### Given data
══════════════════════════════

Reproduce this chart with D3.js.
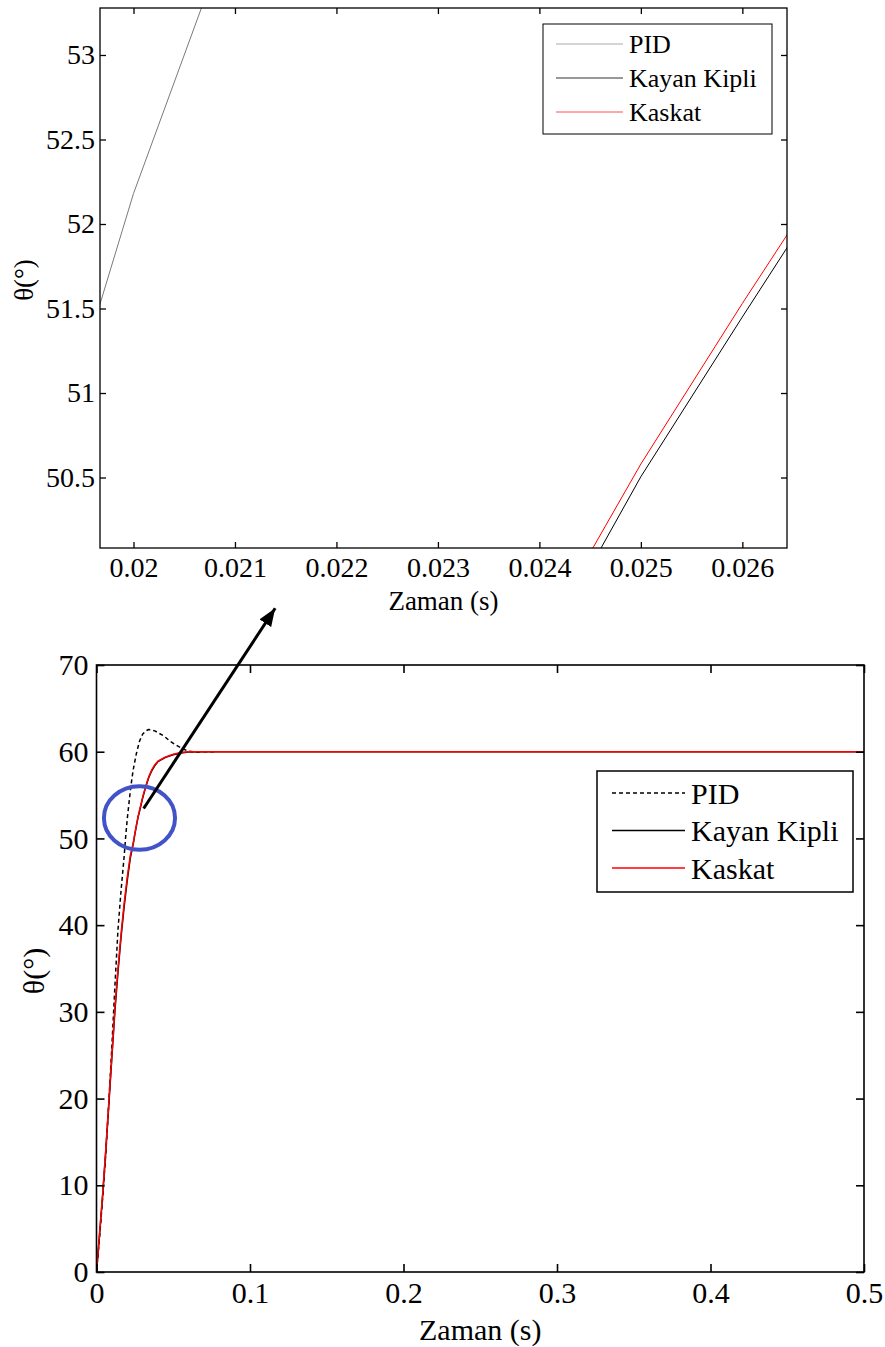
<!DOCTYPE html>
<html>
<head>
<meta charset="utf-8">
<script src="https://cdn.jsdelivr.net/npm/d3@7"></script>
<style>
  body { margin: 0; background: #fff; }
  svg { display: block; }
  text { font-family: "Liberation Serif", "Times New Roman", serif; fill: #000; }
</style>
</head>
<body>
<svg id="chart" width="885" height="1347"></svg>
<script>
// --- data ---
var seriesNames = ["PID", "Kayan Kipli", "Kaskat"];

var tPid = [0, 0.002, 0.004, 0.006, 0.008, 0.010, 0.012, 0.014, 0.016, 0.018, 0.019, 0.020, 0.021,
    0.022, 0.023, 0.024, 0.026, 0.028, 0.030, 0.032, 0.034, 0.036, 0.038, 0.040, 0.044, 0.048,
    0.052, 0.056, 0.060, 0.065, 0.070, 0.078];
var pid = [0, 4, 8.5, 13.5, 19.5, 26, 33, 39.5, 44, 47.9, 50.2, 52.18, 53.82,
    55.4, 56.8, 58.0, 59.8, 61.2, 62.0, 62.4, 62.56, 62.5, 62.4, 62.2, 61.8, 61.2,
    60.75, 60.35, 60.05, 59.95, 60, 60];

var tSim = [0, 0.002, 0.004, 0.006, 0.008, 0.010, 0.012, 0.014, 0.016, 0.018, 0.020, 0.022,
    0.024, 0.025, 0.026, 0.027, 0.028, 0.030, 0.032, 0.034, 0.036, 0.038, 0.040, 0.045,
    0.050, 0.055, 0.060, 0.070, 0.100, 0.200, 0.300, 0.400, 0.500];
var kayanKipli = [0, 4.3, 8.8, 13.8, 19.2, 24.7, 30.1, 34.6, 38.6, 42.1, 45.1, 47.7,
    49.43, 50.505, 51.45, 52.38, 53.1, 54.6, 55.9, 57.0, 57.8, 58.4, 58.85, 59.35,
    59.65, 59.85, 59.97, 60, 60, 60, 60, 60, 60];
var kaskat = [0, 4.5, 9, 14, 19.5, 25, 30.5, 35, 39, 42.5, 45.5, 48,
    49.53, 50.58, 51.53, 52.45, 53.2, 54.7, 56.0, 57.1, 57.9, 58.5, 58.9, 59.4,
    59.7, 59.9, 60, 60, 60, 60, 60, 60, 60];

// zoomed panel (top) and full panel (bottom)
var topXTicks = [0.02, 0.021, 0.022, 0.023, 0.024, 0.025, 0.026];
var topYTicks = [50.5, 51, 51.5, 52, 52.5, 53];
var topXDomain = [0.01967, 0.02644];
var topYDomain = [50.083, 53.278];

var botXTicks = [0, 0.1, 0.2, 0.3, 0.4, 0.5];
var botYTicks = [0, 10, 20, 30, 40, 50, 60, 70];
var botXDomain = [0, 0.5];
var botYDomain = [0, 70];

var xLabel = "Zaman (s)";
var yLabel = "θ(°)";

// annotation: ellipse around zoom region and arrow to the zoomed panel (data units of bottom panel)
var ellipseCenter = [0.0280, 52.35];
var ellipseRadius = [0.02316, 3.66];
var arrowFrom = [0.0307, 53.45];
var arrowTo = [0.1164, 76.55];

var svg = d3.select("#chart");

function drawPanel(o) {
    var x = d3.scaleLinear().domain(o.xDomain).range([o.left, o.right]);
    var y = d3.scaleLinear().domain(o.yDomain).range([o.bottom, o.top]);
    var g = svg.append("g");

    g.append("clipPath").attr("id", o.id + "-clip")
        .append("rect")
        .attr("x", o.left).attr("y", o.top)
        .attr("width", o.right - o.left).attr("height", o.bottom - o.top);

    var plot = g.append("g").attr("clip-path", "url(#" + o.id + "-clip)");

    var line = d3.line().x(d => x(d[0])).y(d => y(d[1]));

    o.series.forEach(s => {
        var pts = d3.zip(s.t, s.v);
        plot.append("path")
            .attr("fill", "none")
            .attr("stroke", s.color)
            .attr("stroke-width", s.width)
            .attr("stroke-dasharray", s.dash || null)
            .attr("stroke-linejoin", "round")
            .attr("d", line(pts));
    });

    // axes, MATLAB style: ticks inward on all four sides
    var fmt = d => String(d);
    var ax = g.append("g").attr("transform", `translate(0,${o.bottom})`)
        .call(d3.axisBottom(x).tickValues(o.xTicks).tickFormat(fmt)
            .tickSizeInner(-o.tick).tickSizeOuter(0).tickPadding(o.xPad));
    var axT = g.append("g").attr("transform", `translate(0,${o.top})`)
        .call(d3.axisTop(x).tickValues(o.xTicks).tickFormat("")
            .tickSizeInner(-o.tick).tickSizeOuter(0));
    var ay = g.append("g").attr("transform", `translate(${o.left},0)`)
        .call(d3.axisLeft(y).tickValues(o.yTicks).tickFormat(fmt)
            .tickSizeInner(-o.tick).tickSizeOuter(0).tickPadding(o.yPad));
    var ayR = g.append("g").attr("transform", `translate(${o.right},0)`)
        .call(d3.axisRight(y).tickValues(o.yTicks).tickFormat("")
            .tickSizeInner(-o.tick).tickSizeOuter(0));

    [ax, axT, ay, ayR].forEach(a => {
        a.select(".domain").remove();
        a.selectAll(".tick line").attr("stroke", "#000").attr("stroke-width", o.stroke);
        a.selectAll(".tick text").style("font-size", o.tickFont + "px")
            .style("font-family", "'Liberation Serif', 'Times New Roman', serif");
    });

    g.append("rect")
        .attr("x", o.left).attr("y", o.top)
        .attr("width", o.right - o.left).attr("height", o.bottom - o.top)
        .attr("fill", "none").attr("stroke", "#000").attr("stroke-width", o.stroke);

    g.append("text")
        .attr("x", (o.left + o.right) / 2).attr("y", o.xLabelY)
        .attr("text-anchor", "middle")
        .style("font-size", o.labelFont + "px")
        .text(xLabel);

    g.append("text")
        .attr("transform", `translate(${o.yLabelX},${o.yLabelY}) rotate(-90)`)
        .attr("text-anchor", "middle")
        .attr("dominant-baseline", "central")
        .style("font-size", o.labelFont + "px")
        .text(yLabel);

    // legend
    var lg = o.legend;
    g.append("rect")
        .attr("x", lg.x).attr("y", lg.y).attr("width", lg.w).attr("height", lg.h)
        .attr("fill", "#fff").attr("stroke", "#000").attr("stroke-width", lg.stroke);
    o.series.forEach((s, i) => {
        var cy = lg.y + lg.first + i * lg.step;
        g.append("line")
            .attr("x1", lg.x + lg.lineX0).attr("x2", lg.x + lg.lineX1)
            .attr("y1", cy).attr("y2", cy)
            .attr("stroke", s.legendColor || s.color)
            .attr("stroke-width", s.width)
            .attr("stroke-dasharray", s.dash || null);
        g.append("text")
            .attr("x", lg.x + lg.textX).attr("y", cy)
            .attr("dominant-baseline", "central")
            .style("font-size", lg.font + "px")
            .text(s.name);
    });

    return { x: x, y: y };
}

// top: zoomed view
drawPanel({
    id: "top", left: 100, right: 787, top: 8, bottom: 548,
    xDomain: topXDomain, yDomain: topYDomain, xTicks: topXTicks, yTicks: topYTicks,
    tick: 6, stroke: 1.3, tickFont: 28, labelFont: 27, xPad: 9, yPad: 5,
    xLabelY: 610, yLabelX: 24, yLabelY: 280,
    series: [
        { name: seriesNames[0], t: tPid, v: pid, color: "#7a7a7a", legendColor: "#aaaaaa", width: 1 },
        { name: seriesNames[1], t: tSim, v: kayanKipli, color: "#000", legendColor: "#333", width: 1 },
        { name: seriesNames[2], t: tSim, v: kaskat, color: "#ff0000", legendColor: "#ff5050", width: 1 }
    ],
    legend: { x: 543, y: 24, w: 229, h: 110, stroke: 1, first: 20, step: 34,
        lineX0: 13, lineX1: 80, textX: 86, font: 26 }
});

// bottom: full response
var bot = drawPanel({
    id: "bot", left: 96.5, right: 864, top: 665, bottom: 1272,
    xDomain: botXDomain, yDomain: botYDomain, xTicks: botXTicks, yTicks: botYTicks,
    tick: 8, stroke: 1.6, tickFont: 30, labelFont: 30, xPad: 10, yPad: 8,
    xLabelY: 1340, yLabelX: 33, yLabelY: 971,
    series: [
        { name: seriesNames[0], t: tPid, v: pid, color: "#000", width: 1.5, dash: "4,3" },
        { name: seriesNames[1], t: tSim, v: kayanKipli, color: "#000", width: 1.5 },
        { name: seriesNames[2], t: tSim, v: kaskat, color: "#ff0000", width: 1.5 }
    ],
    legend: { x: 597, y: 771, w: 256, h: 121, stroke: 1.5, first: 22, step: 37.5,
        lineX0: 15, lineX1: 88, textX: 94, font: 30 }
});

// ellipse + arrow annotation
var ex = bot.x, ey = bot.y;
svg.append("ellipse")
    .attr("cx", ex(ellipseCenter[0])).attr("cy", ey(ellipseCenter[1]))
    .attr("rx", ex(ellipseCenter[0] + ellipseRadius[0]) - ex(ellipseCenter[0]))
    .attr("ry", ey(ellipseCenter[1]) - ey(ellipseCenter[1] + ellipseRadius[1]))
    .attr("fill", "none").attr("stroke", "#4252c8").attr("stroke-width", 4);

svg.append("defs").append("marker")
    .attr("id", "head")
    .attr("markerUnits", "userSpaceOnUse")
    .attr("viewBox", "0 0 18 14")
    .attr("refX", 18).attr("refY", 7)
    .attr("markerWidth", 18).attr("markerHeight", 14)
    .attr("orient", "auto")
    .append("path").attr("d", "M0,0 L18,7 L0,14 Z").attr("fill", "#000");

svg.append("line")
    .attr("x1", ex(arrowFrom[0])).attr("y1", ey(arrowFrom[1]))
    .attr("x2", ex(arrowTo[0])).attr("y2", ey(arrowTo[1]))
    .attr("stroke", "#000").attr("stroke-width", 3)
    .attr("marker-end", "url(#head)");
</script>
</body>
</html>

══════════════════════════════

### What needs to be done
Restate exactly, please, only the lines between the start of the data and the line containing "var topYDomain = [50.083, 53.278];", both ends included, skipping the pictures.

### Written solution
Reproduce this chart with D3.js.
<!DOCTYPE html>
<html>
<head>
<meta charset="utf-8">
<script src="https://cdn.jsdelivr.net/npm/d3@7"></script>
<style>
  body { margin: 0; background: #fff; }
  svg { display: block; }
  text { font-family: "Liberation Serif", "Times New Roman", serif; fill: #000; }
</style>
</head>
<body>
<svg id="chart" width="885" height="1347"></svg>
<script>
// --- data ---
var seriesNames = ["PID", "Kayan Kipli", "Kaskat"];

var tPid = [0, 0.002, 0.004, 0.006, 0.008, 0.010, 0.012, 0.014, 0.016, 0.018, 0.019, 0.020, 0.021,
    0.022, 0.023, 0.024, 0.026, 0.028, 0.030, 0.032, 0.034, 0.036, 0.038, 0.040, 0.044, 0.048,
    0.052, 0.056, 0.060, 0.065, 0.070, 0.078];
var pid = [0, 4, 8.5, 13.5, 19.5, 26, 33, 39.5, 44, 47.9, 50.2, 52.18, 53.82,
    55.4, 56.8, 58.0, 59.8, 61.2, 62.0, 62.4, 62.56, 62.5, 62.4, 62.2, 61.8, 61.2,
    60.75, 60.35, 60.05, 59.95, 60, 60];

var tSim = [0, 0.002, 0.004, 0.006, 0.008, 0.010, 0.012, 0.014, 0.016, 0.018, 0.020, 0.022,
    0.024, 0.025, 0.026, 0.027, 0.028, 0.030, 0.032, 0.034, 0.036, 0.038, 0.040, 0.045,
    0.050, 0.055, 0.060, 0.070, 0.100, 0.200, 0.300, 0.400, 0.500];
var kayanKipli = [0, 4.3, 8.8, 13.8, 19.2, 24.7, 30.1, 34.6, 38.6, 42.1, 45.1, 47.7,
    49.43, 50.505, 51.45, 52.38, 53.1, 54.6, 55.9, 57.0, 57.8, 58.4, 58.85, 59.35,
    59.65, 59.85, 59.97, 60, 60, 60, 60, 60, 60];
var kaskat = [0, 4.5, 9, 14, 19.5, 25, 30.5, 35, 39, 42.5, 45.5, 48,
    49.53, 50.58, 51.53, 52.45, 53.2, 54.7, 56.0, 57.1, 57.9, 58.5, 58.9, 59.4,
    59.7, 59.9, 60, 60, 60, 60, 60, 60, 60];

// zoomed panel (top) and full panel (bottom)
var topXTicks = [0.02, 0.021, 0.022, 0.023, 0.024, 0.025, 0.026];
var topYTicks = [50.5, 51, 51.5, 52, 52.5, 53];
var topXDomain = [0.01967, 0.02644];
var topYDomain = [50.083, 53.278];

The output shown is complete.